Un Ramadan au goût particulier
Nadia, une mère de deux enfants, nous indique que depuis la nuit des temps, le mois de Ramadan a toujours revêtu une particularité qui plonge les Tunisiennes et les Tunisiens dans une ambiance de convivialité et de festivités nocturnes. Mais ce couvre-feu et ces dernières mesures —notamment l’interdiction de la circulation de tous types de véhicules à partir de 19h00, qui reste pour elle une mesure incompréhensible— viennent de nouveau gâcher la joie de tout un peuple qui attend la rupture du jeûne pour compenser la privation diurne…
«Encore une fois, la pandémie a donné un goût amer au Ramadan et rien n’est comme d’habitude… A cause de cette mesure, je ne peux pas visiter ma famille et nous sommes privés de grands dîners d’iftar avec nos proches… Je me sens un peu prise au piège alors que ce mois saint était, pour toujours, un moment de joie et de partage très préparé, ce qui est très difficile pour nous de l’accepter autrement… D’ailleurs, je ne comprends pas l’utilité de cette mesure et je ne sais pas trop ce que ça change, car dans mon quartier, les gens —notamment les jeunes— ne rentrent pas chez eux. Au contraire, c’est à l’heure du couvre-feu qu’ils sortent…», regrette-t-elle.
Boulot, iftar, télé !
Pour sa part, Ali, père d’une famille composée de cinq membres, nous indique qu’auparavant, durant le mois de Ramadan et après la rupture du jeûne, les rues restent animées jusqu’à l’aube avec l’augmentation des activités culturelles d’une année à une autre, l’ouverture des cafés et des restaurants, la sortie des gens (hommes comme femmes et jeunes) à la plage ou pour faire un tour dans le Centre-Ville… Mais pour cette année, tout est annulé et le mois sacré sera vécu différemment, mais on l’a fait d’une manière ou d’une autre !

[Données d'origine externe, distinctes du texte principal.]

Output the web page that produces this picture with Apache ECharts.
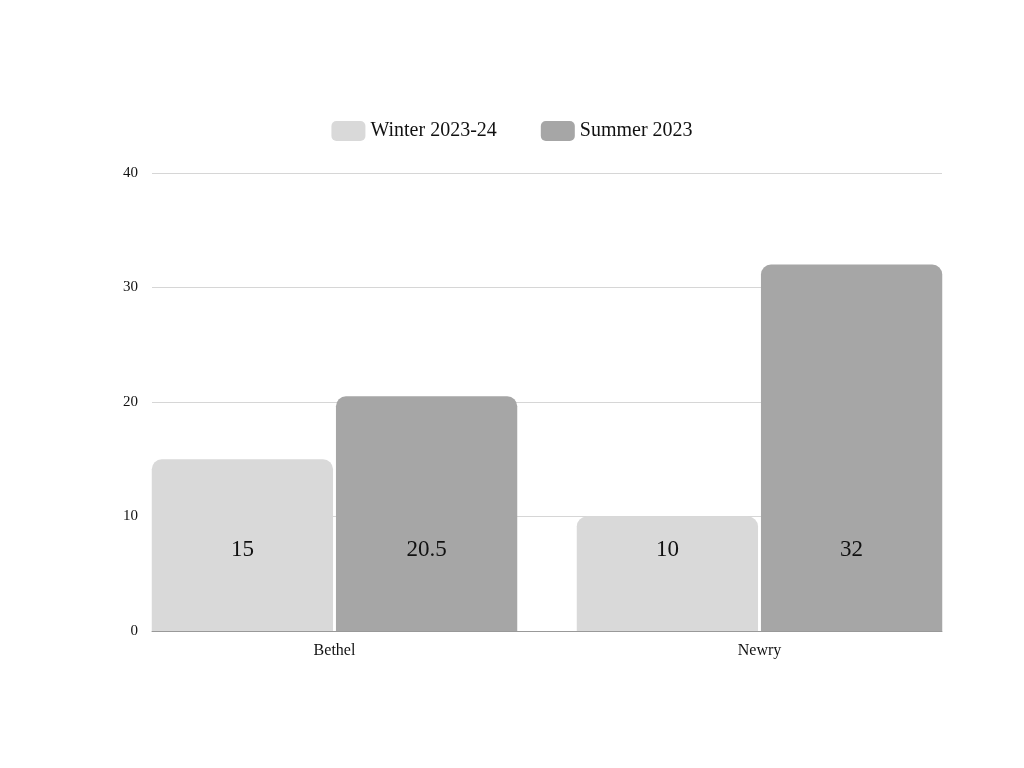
<!DOCTYPE html>
<html><head><meta charset="utf-8">
<script src="https://cdn.jsdelivr.net/npm/echarts@6/dist/echarts.min.js"></script>
<style>html,body{margin:0;background:#fff}#c{width:1024px;height:768px}</style>
</head><body><div id="c"></div>
<script>
var categories = ['Bethel', 'Newry'];
var winter = [15, 10];
var summer = [20.5, 32];
var yTicks = [0, 10, 20, 30, 40];

var font = 'Liberation Serif';
var chart = echarts.init(document.getElementById('c'));
var barLabel = {
  show: true, position: 'insideBottom', distance: 70,
  fontFamily: font, fontSize: 23, color: '#111'
};
chart.setOption({
  animation: false,
  textStyle: { fontFamily: font },
  legend: {
    top: 116, left: 'center', itemWidth: 34, itemHeight: 20, itemGap: 44,
    icon: 'roundRect',
    textStyle: { fontFamily: font, fontSize: 20, color: '#111' },
    data: ['Winter 2023-24', 'Summer 2023']
  },
  grid: [
    { left: 122, right: 52, top: 173, bottom: 137 },
    { left: 152, right: 82, top: 173, bottom: 137 }
  ],
  xAxis: [
    { type: 'category', gridIndex: 0, data: categories,
      axisLine: { show: false }, axisTick: { show: false },
      axisLabel: { fontFamily: font, fontSize: 16, color: '#111', margin: 12 } },
    { type: 'value', gridIndex: 1, min: 0, max: 1,
      axisLine: { show: true, lineStyle: { color: '#999' } },
      axisTick: { show: false }, axisLabel: { show: false }, splitLine: { show: false } }
  ],
  yAxis: [
    { type: 'value', gridIndex: 0, min: yTicks[0], max: yTicks[yTicks.length - 1], show: false },
    { type: 'value', gridIndex: 1, min: yTicks[0], max: yTicks[yTicks.length - 1], interval: 10,
      axisLine: { show: false }, axisTick: { show: false },
      axisLabel: { fontFamily: font, fontSize: 15, color: '#111', margin: 14 },
      splitLine: { lineStyle: { color: '#d6d6d6' } } }
  ],
  series: [
    { name: 'Winter 2023-24', type: 'bar', xAxisIndex: 0, yAxisIndex: 0, data: winter,
      barGap: '1.6%', barCategoryGap: '14%',
      itemStyle: { color: '#d9d9d9', borderRadius: [10, 10, 0, 0] }, label: barLabel },
    { name: 'Summer 2023', type: 'bar', xAxisIndex: 0, yAxisIndex: 0, data: summer,
      itemStyle: { color: '#a6a6a6', borderRadius: [10, 10, 0, 0] }, label: barLabel },
    { type: 'line', xAxisIndex: 1, yAxisIndex: 1, data: [], silent: true }
  ]
});
</script></body></html>
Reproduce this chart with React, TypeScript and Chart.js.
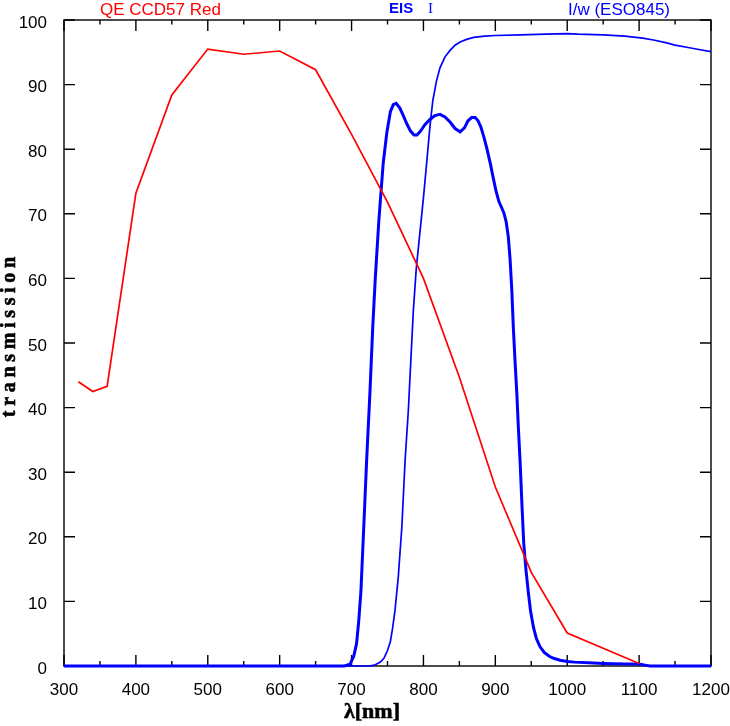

«Face à une telle situation, les choix ne sont pas assez larges pour tous les Tunisiens : le jour au boulot et la nuit c’est iftar, télé et Internet ! Mais cette routine nous fait tant de mal et menace chaque jour de s’installer davantage. Chez nous, par exemple, j’ai l’impression que la famille se rassemble, bizarrement, de moins en moins et les préparatifs se font de plus en plus rares. Ce qui fait que d’un jour à l’autre, ce mois sacré n’a plus ces mêmes senteurs caressant la mémoire, puisque nos traditions liées au mois saint et à la rupture quotidienne du jeûne sont largement restreintes», regrette encore le quinquagénaire.